À ce moment, Auguste commit un malheur. Il avait rôdé dans les trois pièces, s’était arrêté à tous les chiffons de femme qui traînaient. Puis, commençant à s’ennuyer, il avait eu l’idée de boire des verres d’eau sucrée coup sur coup. Clorinde le surveillait depuis un instant, regardant le sucrier se vider, lorsqu’il cassa le verre, dans lequel il tapait la cuiller violemment.

— C’est le sucre ! il en met trop ! cria-t-elle.

— Imbécile ! dit le colonel. Tu ne peux pas boire de l’eau tranquillement ?… Matin et soir, un grand verre. Il n’y a rien de meilleur. Ça préserve de toutes les maladies.

Heureusement, M. Bouchard entra. Il venait un peu tard, à dix heures passées, parce qu’il avait dû dîner en ville. Et il parut surpris de ne pas trouver là sa femme.
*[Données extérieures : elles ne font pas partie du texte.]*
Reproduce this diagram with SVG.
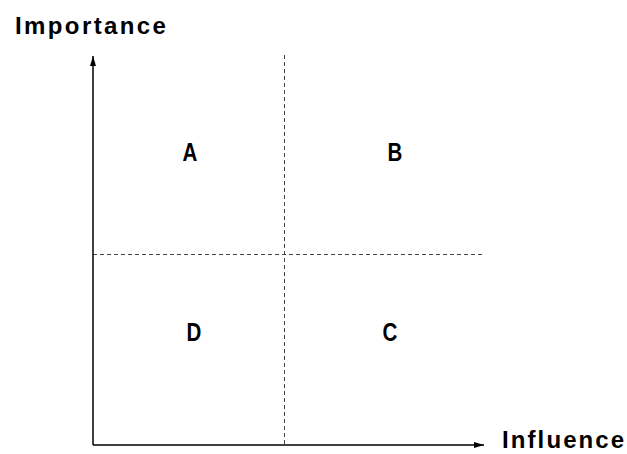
<svg xmlns="http://www.w3.org/2000/svg" width="627" height="454" viewBox="0 0 627 454">
<style>
.lbl{font-family:"Liberation Sans",Arial,sans-serif;font-weight:bold;fill:#000}
.q{font-size:25px;text-anchor:middle}
.axis{stroke:#000;stroke-width:1.5;fill:none}
.dash{stroke:#444;stroke-width:1;stroke-dasharray:4 3;fill:none}
</style>
<defs>
<marker id="ah" viewBox="0 0 10 6" refX="10" refY="3" markerWidth="10" markerHeight="6" markerUnits="userSpaceOnUse" orient="auto">
<path d="M0,0 L10,3 L0,6 Z" fill="#000"/>
</marker>
</defs>
<g id="connectors">
<line class="dash" x1="284.5" y1="55" x2="284.5" y2="445"/>
<line class="dash" x1="93" y1="254.5" x2="484" y2="254.5"/>
<line class="axis" x1="93" y1="445" x2="93" y2="56" marker-end="url(#ah)"/>
<line class="axis" x1="93" y1="445" x2="484" y2="445" marker-end="url(#ah)"/>
</g>
<g id="axis-y-label"><text class="lbl" x="15" y="34" font-size="24" letter-spacing="2.4">Importance</text></g>
<g id="axis-x-label"><text class="lbl" x="502" y="448" font-size="24" letter-spacing="2.1">Influence</text></g>
<g id="quadrant-A"><text class="lbl q" transform="translate(190 161) scale(0.82 1)">A</text></g>
<g id="quadrant-B"><text class="lbl q" transform="translate(395 161) scale(0.82 1)">B</text></g>
<g id="quadrant-D"><text class="lbl q" transform="translate(194 341) scale(0.82 1)">D</text></g>
<g id="quadrant-C"><text class="lbl q" transform="translate(390 341) scale(0.82 1)">C</text></g>
</svg>
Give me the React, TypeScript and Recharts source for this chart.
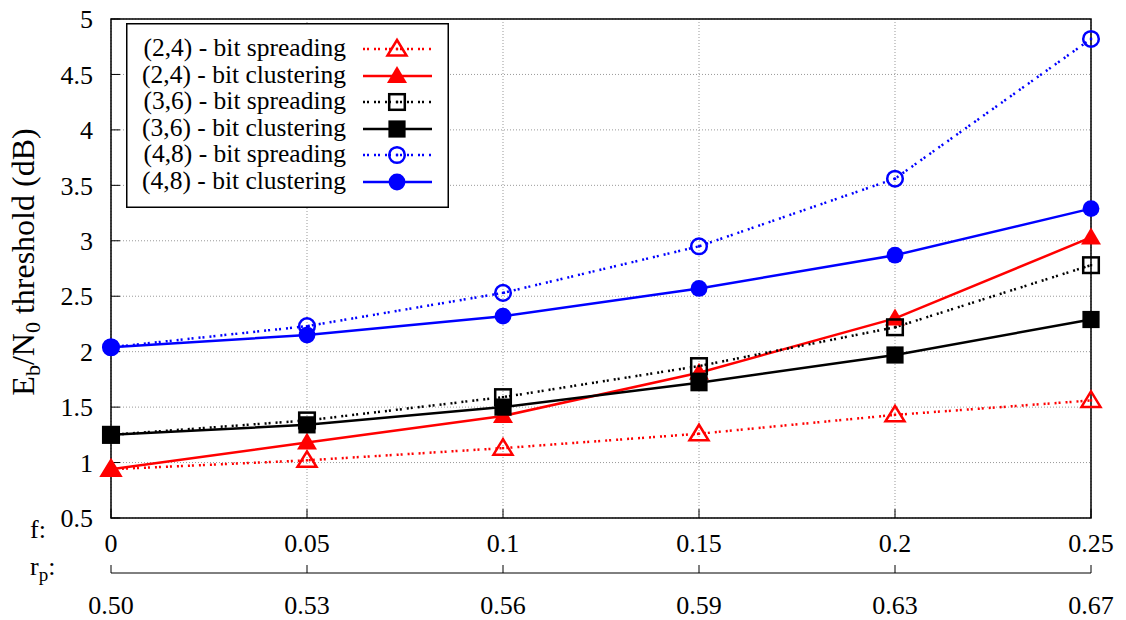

— M. d’Escorailles s’était chargé de l’amener, dit-il, et j’avais promis de la reprendre en passant.

Au bout d’une demi-heure, en effet, madame Bouchard arriva, accompagnée de M. d’Escorailles et de M. La Rouquette. Après une brouille d’une année, le jeune marquis s’était remis avec la jolie blonde ; maintenant, leur liaison tournait à l’habitude, ils se reprenaient pour huit jours, ne pouvaient s’empêcher de se pincer et de s’embrasser derrière les portes, lorsqu’ils se rencontraient. Cela allait de soi, naturellement, avec des renouveaux de désir très-vifs. Comme ils venaient chez les Delestang en voiture découverte, ils avaient rencontré M. La Rouquette. Et tous les trois s’en étaient allés au Bois, riant haut, lâchant des plaisanteries risquées ; même M. d’Escorailles avait cru un moment rencontrer la main du député, derrière la taille de madame Bouchard. Quand ils entrèrent, ils apportèrent une bouffée de gaieté, la fraîcheur des allées noires du Bois, le mystère des feuilles endormies, où s’étouffait la polissonnerie de leurs rires.